Sure, I get my share of hate mail, but I get a lot more in the way of fan mail. Most people actually like my in-your-face approach to fitness. To the haters I say: This is my style. This is who I am. If you can’t handle it, go be fat somewhere else.

Holy shit, the alien just burst right out of John Hurt’s stomach! Did I mention that I almost always have TV on in the background when I write? Alien is on right now.

Sorry, I had an ADHD moment there.

Anyway, lately I’ve noticed that my vanity motivation has been eroding. It’s slowly being replaced with the other two primary fitness motivators in my life: health and performance.

To be honest, after being a fit guy for 16 years I’m not surprised. Having abs to look at is kind of cool, but it gets old. Not just for me, but for my wife too. If you were to transform into some new Chippendales’ version of yourself then you’d spend some time checking yourself out in the mirror and strutting around in front of your wife, but after the first couple of times of saying to her, “Yeah, baby. Check this shit out. You want summa this?” it’s no longer so entertaining.

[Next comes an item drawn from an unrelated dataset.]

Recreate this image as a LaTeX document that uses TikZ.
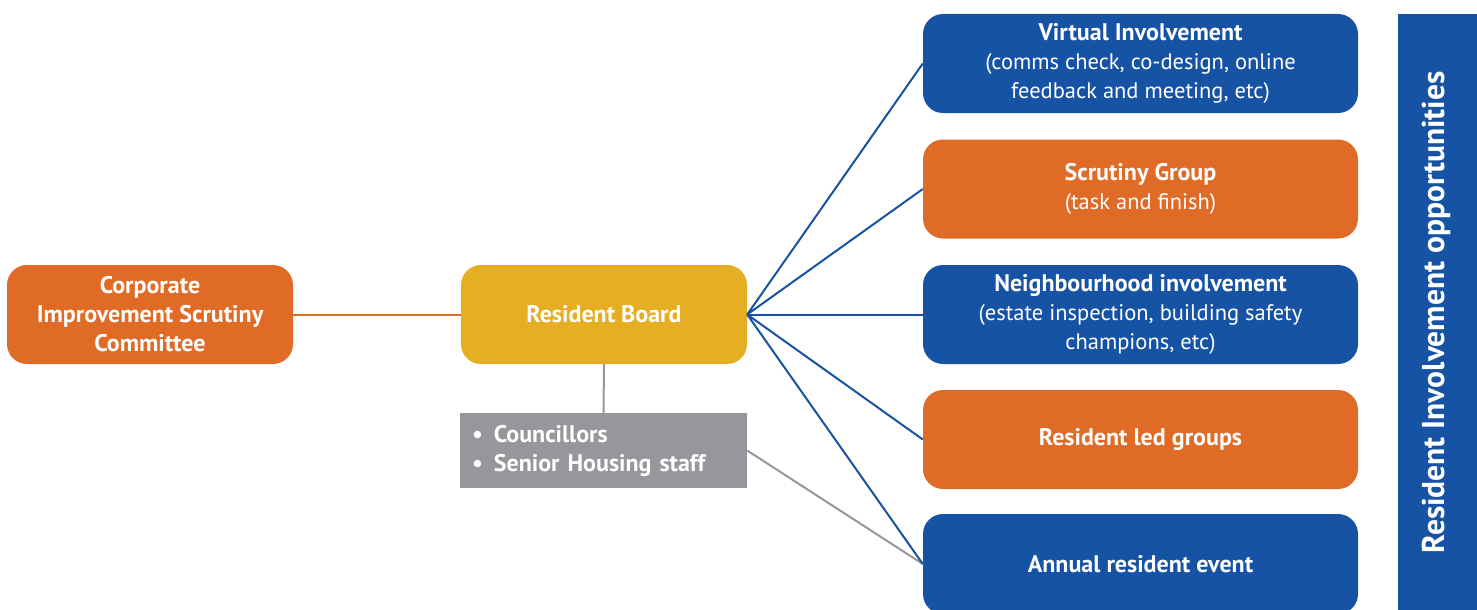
\documentclass[tikz,border=0pt]{standalone}
\usepackage{fontspec}
\setmainfont{PT Sans}
\definecolor{cblue}{HTML}{1653A4}
\definecolor{corange}{HTML}{E06B26}
\definecolor{cyellow}{HTML}{E6AE22}
\definecolor{cgrey}{HTML}{96979A}
\newcommand{\bfnt}{\fontsize{24}{29}\selectfont\bfseries}
\begin{document}
\begin{tikzpicture}[x=1pt,y=1pt,
  box/.style={rectangle, rounded corners=20pt, minimum width=286pt, minimum height=99pt,
    text=white, align=center, font=\fontsize{22.5}{29}\selectfont, inner sep=0pt},
  rbox/.style={box, minimum width=435pt},
  link/.style={line width=2pt}]
\useasboundingbox (0,0) rectangle (1477,-610);
\clip (0,0) rectangle (1477,-610);
\node[box, fill=corange] (corp) at (150,-314.5) {\bfnt Corporate\\\bfnt Improvement Scrutiny\\\bfnt Committee};
\node[box, fill=cyellow] (board) at (604,-314.5) {\bfnt Resident Board};
\node[rectangle, fill=cgrey, minimum width=287pt, minimum height=75pt, text width=263pt, inner sep=0pt,
  text=white, align=left, font=\bfnt] (grey) at (603.5,-450.5)
  {\textbullet\hspace{11pt}Councillors\\\textbullet\hspace{11pt}Senior Housing staff};
\node[rbox, fill=cblue] (virt) at (1140.5,-63.5) {\bfnt Virtual Involvement\\(comms check, co-design, online\\feedback and meeting, etc)};
\node[rbox, fill=corange] (scrut) at (1140.5,-189) {\bfnt Scrutiny Group\\(task and finish)};
\node[rbox, fill=cblue] (neigh) at (1140.5,-314.5) {\bfnt Neighbourhood involvement\\(estate inspection, building safety\\champions, etc)};
\node[rbox, fill=corange] (led) at (1140.5,-439.5) {\bfnt Resident led groups};
\node[rbox, fill=cblue, minimum height=100pt] (annual) at (1140.5,-564) {\bfnt Annual resident event};
\node[rectangle, fill=cblue, minimum width=82pt, minimum height=601pt, inner sep=0pt, anchor=north west] (bar) at (1398,-14) {};
\node[rotate=90, text=white, font=\fontsize{31.5}{34}\selectfont\bfseries] (bartext) at (1436,-312.5) {Resident Involvement opportunities};
\draw[link, corange] (corp.east) -- (board.west);
\draw[link, cgrey] (board.south) -- (grey.north);
\draw[link, cgrey] (grey.east) -- (annual.west);
\foreach \t in {virt,scrut,neigh,led,annual}
  \draw[link, cblue] (board.east) -- (\t.west);
\end{tikzpicture}
\end{document}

I mentioned at the beginning that I don’t care much about being offensive, but that doesn’t mean I’m going to share intimate details about my private life. Unlike Tucker Max, I don’t feel the need to write about sexual escapades for shock or entertainment value. If I do allude to sex it is because I have a point to make, like the fact that being in shape dramatically decreases your risk of erectile dysfunction.

So, were I to write that I’m an insatiable super-human sex machine, it would only be to provide a motivational impetus to readers to get in shape so that they could experience similar health results.

The vanity aspect of big muscles and abdominal definition no longer hold the level of appeal for me that they once did; as I get older I find that the health and performance aspects of being fit are what please me most. I like that I can handle long runs in brutally frigid temperatures and I love being stronger and faster than most guys half my age.

Even though I’m in my forties, each night I fall asleep in about 30 seconds and slip into a seven-hour coma. Every morning, before the alarm goes off, I explode out of bed with a soaring soul and morning wood that can punch through walls.

Again, I’m only using the sexual reference as a motivational tool for flabby guys with flabby penises. And I meant no pun by using the word “tool.”

Enough about erections or lack thereof. I didn’t have a point when I started this post, and I still don’t.

Just go lift some fucking weights or something.